Why would virtual roses—which the participants all received for free—serve as an effective signal of interest? If the problem of Internet dating is an infinity of options and cost-free ways of leading potential partners on (in the old days you needed to call someone to keep them interested; now a text or a quick IM may suffice), the solution may lie in imposing a cost on initiating an interaction with a prospective date. A site could charge a fee for each contact initiated, though it’s unlikely that a few dollars here or there would dissuade too many would-be Casanovas, and higher prices might drive customers to competing sites. Alternatively, if daters were limited to contacting just a few potential matches each month, they’d think a lot harder about whom to write to, and probably take much more seriously the advances of those expressing an interest. Or, if participants get just a couple of roses each month, and everyone knows that roses are a scarce commodity, then each offer of a rose becomes costly, since it represents the lost opportunity to contact another love interest—what economists call “opportunity cost.”

If it seems obvious that a scarce and costly rose would be more likely to elicit a positive response, dating strategy chat rooms often beg to differ: The consensus seems to be that the roses are “dorky”; “so high school”; and “can backfire in so many ways.”
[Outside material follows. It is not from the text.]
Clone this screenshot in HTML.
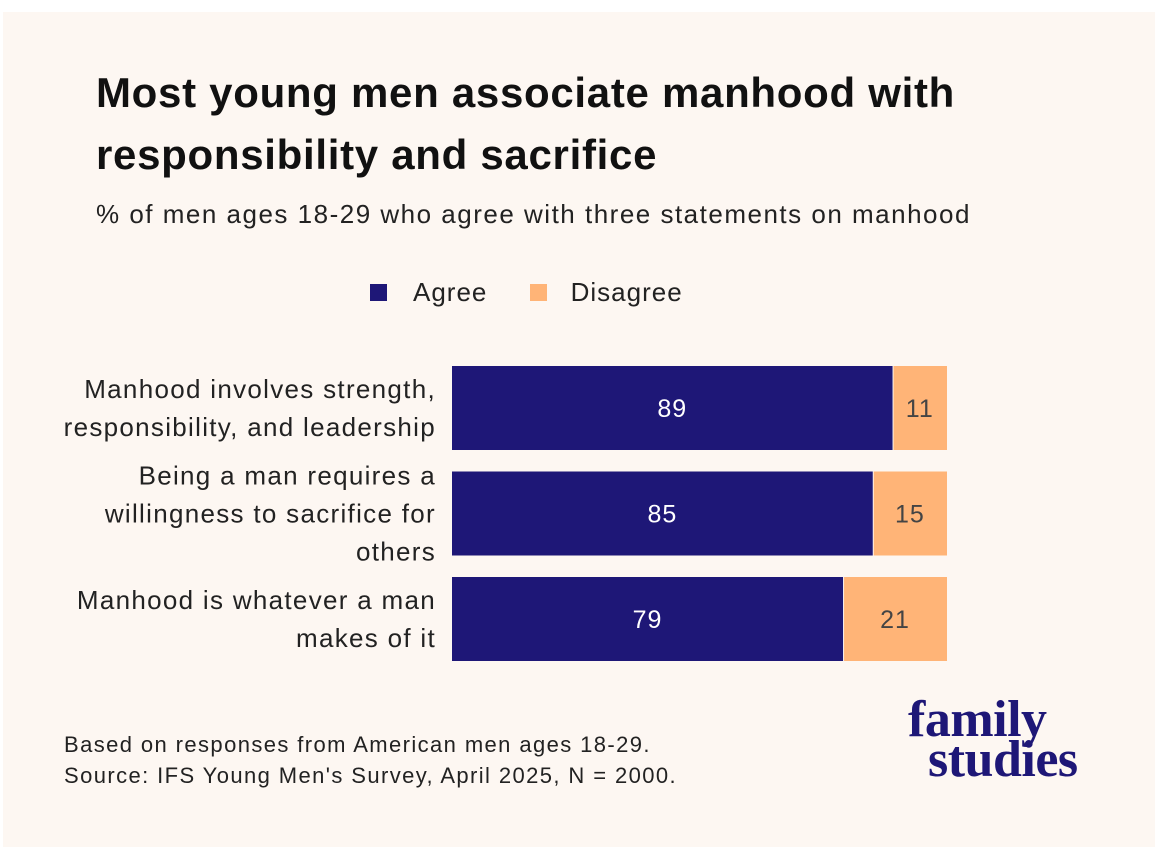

The Korean company and their economist collaborators set out to test whether the chat room chatter was right. In the summer of 2008, the company advertised two special dating sessions for about 600 of their members, recruiting a fairly even split of men and women in their 20s and 30s. Each event lasted a little more than a week; in the first half, participants could browse profiles of participants of the opposite sex, and could send date requests to up to 10 partners, and bundle up to two of these with a rose. Only after this initial stage ended could participants see the virtual offers they’d received themselves, so no one found out who was interested in them before making their own offers. Then, with offers in hand—some with roses attached, some without—daters could view suitors’ profiles and choose which ones to accept, up to a total of 10. A yes resulted in the company sending a text message to each partner in the match with the other’s phone number.
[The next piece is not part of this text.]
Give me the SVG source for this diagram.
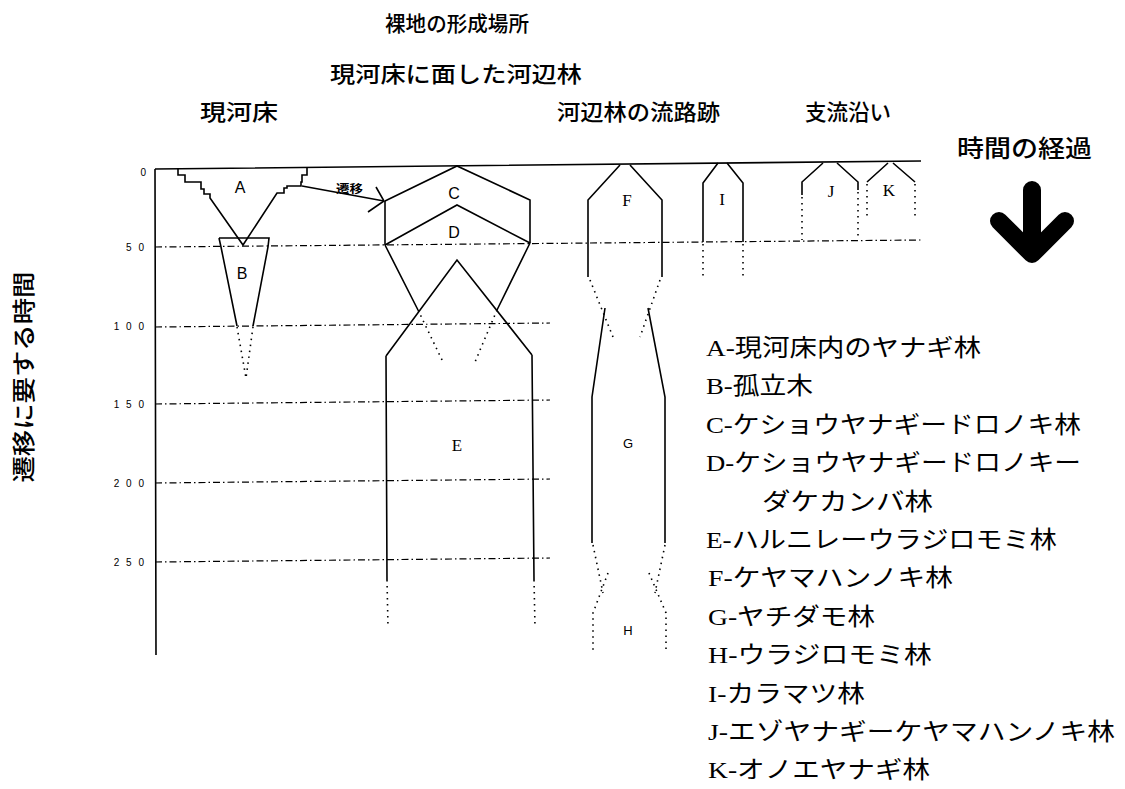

The patterns in proposals brought various familiar stereotypes out of the woodwork—men made nearly 50 percent more date offers than women, and despite receiving many more offers, women accepted fewer overall than did the men. And of course participants that scored highly on the company’s desirability index (based on physical attractiveness, income, and other verifiable attributes) got a lot more dates than the homely and destitute.

But all else being equal, attaching a rose had a big effect on the chances of getting a date accepted. Your chances of having your date request accepted increased by about 20 percent over rose-less proposals, which was the equivalent of moving from the lowest of three desirability categories to the middle one. Sadly, the roses also seemed to hand yet more power to the most desirable participants in the dating market. The earliest economic theories of dating predicted that like would match with like, with the most desirable men and women pairing off, and so on down the line to matches between the least sought-after potential partners. Yet love works in mysterious ways—sometimes the nerd does in fact get to dance with the prom queen. But how can she let him know she isn’t merely toying with his emotions? Possibly by giving him a rose: When the most desirable participants accompanied their proposals to less desirable partners with a digital flower, the chances of success increased by about 50 percent. On the other hand, a rose didn’t do much to help the prospects of less desirable proposers, whose advances were rejected at the same high rate, with or without a rose attached. (Click here for more on the experiment’s parameters.)

Will virtual roses change the landscape of Internet dating? Sam Yagan, dating guru and CEO of OKcupid.com doesn’t expect so. Outside of events like the one studied by Lee and Niederle—which involved a relatively small pool of 600 daters, and lasted just over a week—it’s simply too easy to game the rose quota through multiple accounts and site registrations. He suggests that a better way of ensuring a partner isn’t playing the field is to make the relationship as similar as possible to the ones in the old, offline world. That is, actually spend time talking with a suitor in person. (OKCupid doesn’t offer any specific “proposal enhancers.” However, the site does post when a member last logged in, and Mr. Yagan reports that users have been known to monitor the login activity of love interests-in-progress to see if they’re spending a bit too much time on the site. He’s also heard about members creating false profiles to use to test how people they’ve recently dated respond to come-ons from others.)

On the eve of another Valentine’s Day, does the rose study hold any general lessons for those looking for love in the Internet era? I asked my friend Sheena Iyengar if she had any advice for the online dater overwhelmed by options. Sheena made her name running a study at a Palo Alto supermarket, where she set up a sampling table for shoppers to try different kinds of jam. Shoppers that were offered half a dozen flavors were more likely to make a jam purchase than those presented with a dizzying array of 24 options. She’s spent a good part of her life since then studying the problem of too much choice. Sheena contrasted the curse of dating choice in America today with the curse of not enough choice that characterized love and dating in her home country of India, where arranged marriages remain the norm. If, when you meet your life partner on your wedding day, you’re bound by fate and familial obligation to stay together, then you’re really committed to making things work. Few of us would hand over control of our love lives to others, least of all our parents. The key may instead lie in recognizing the eternal compulsion to always look for something better, closing your eyes to the Hollywood narrative of finding your one and only soul mate, and focus on nurturing happiness in the relationship you have now. And don’t forget to buy flowers now and again.